Starting at the top of the listing, extract every line up to and including the one with "(0,0) rectangle (1095,1422);". Pictures stay out of the copy.

##########

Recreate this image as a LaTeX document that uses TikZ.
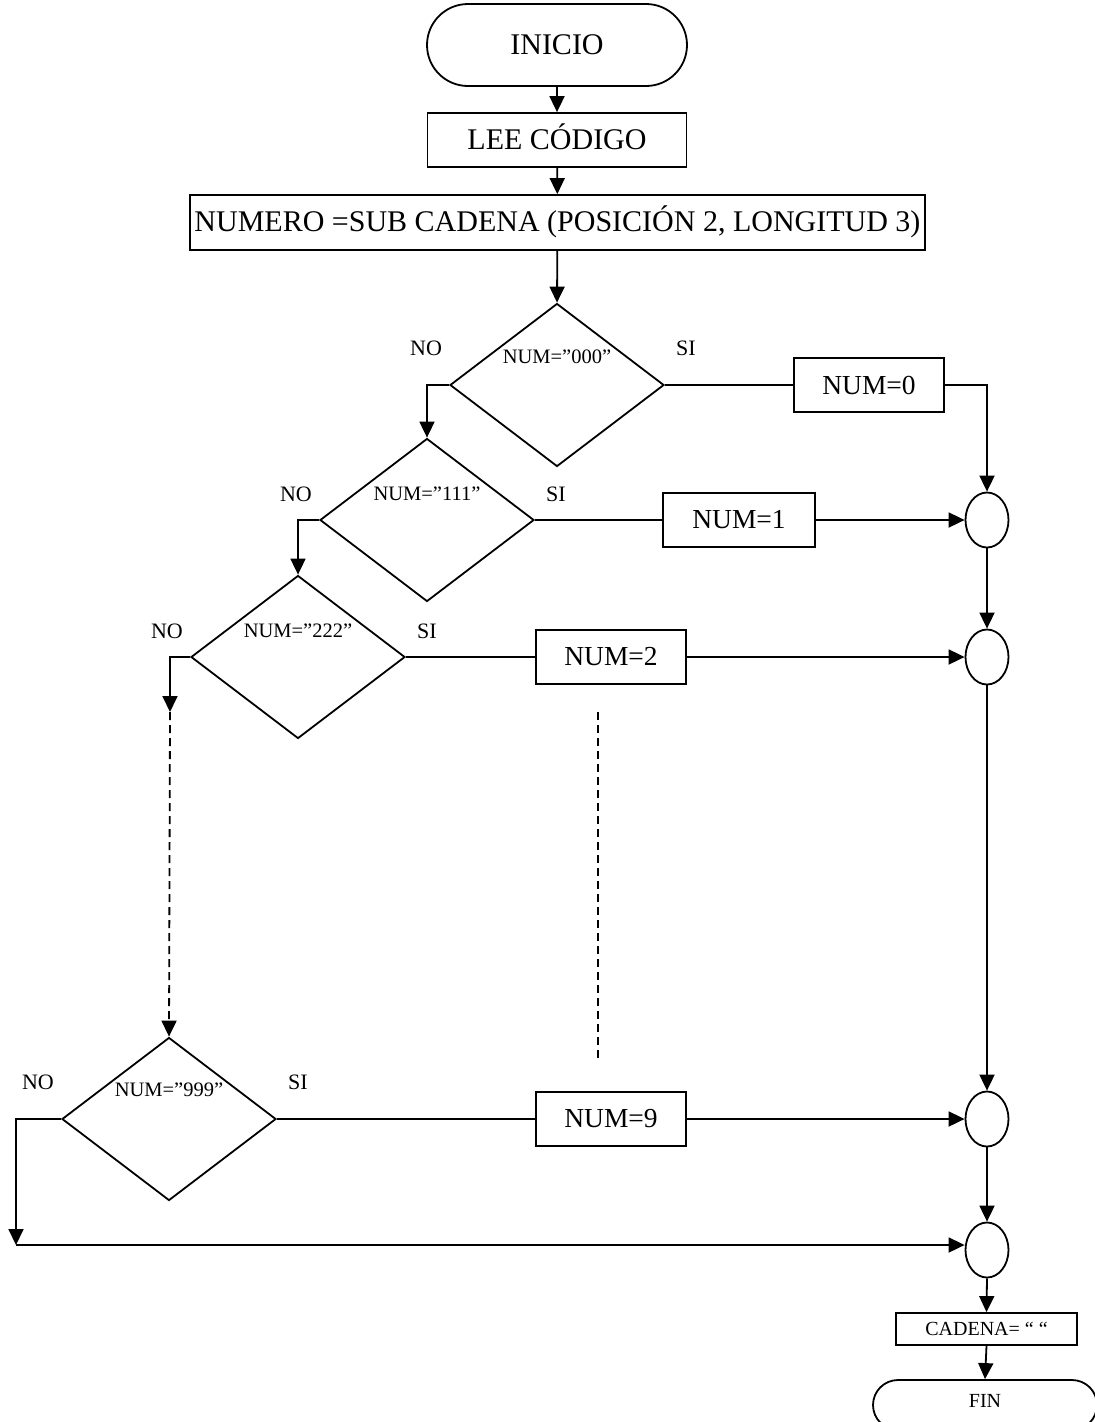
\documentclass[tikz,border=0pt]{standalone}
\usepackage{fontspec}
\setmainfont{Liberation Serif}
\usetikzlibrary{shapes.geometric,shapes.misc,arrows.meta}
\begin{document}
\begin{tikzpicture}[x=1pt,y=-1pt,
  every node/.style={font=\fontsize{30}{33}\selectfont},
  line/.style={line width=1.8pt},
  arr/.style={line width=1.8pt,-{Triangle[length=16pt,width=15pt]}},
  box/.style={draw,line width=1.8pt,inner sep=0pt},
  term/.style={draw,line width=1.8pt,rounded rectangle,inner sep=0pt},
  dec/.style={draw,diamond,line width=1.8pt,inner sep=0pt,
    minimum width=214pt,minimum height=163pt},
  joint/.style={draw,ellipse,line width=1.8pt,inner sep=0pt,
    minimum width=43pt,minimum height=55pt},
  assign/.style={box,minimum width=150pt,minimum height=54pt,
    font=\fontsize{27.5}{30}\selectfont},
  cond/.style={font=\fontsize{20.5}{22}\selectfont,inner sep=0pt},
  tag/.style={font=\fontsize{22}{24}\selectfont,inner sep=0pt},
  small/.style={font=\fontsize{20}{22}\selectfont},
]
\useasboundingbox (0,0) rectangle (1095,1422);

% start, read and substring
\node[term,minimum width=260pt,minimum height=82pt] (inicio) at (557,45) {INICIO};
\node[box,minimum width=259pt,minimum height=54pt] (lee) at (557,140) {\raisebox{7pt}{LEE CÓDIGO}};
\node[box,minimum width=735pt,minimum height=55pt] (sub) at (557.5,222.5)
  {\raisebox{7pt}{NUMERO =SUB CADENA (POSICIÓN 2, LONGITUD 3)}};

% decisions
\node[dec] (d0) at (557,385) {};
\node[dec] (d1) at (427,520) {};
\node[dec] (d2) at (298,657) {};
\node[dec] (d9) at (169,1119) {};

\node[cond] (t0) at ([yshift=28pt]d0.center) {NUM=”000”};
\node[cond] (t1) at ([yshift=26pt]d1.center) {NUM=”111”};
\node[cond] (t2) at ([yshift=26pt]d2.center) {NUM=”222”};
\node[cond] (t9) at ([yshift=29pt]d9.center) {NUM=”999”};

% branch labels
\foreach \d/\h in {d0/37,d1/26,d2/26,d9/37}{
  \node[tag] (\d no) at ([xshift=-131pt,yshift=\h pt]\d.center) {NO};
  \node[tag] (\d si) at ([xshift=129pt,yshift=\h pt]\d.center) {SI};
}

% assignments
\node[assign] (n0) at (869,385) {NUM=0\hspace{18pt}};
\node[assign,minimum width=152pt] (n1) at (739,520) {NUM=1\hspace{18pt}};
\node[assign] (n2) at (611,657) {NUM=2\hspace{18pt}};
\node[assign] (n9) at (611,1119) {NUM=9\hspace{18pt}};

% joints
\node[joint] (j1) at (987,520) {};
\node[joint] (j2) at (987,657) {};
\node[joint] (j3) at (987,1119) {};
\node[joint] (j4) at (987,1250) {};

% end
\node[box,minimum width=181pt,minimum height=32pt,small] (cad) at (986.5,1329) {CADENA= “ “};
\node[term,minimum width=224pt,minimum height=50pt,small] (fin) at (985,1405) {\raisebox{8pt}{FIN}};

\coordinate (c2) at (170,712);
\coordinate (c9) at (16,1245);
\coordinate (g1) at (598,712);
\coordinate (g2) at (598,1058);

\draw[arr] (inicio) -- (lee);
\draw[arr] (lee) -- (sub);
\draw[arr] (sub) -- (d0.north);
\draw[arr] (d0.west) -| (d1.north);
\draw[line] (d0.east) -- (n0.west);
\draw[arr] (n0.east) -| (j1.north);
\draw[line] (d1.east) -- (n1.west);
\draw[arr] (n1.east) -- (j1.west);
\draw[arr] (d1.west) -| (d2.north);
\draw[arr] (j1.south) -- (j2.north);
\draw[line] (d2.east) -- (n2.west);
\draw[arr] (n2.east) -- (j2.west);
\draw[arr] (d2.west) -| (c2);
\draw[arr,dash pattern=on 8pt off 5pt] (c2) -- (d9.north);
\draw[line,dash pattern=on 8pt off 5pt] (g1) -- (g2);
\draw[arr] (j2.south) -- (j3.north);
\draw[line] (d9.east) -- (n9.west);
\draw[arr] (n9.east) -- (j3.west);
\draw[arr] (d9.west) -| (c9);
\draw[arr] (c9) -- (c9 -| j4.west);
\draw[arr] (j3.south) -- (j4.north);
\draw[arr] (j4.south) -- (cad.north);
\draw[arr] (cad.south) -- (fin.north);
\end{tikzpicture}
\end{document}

##########

Written response:
Recreate this image as a LaTeX document that uses TikZ.
\documentclass[tikz,border=0pt]{standalone}
\usepackage{fontspec}
\setmainfont{Liberation Serif}
\usetikzlibrary{shapes.geometric,shapes.misc,arrows.meta}
\begin{document}
\begin{tikzpicture}[x=1pt,y=-1pt,
  every node/.style={font=\fontsize{30}{33}\selectfont},
  line/.style={line width=1.8pt},
  arr/.style={line width=1.8pt,-{Triangle[length=16pt,width=15pt]}},
  box/.style={draw,line width=1.8pt,inner sep=0pt},
  term/.style={draw,line width=1.8pt,rounded rectangle,inner sep=0pt},
  dec/.style={draw,diamond,line width=1.8pt,inner sep=0pt,
    minimum width=214pt,minimum height=163pt},
  joint/.style={draw,ellipse,line width=1.8pt,inner sep=0pt,
    minimum width=43pt,minimum height=55pt},
  assign/.style={box,minimum width=150pt,minimum height=54pt,
    font=\fontsize{27.5}{30}\selectfont},
  cond/.style={font=\fontsize{20.5}{22}\selectfont,inner sep=0pt},
  tag/.style={font=\fontsize{22}{24}\selectfont,inner sep=0pt},
  small/.style={font=\fontsize{20}{22}\selectfont},
]
\useasboundingbox (0,0) rectangle (1095,1422);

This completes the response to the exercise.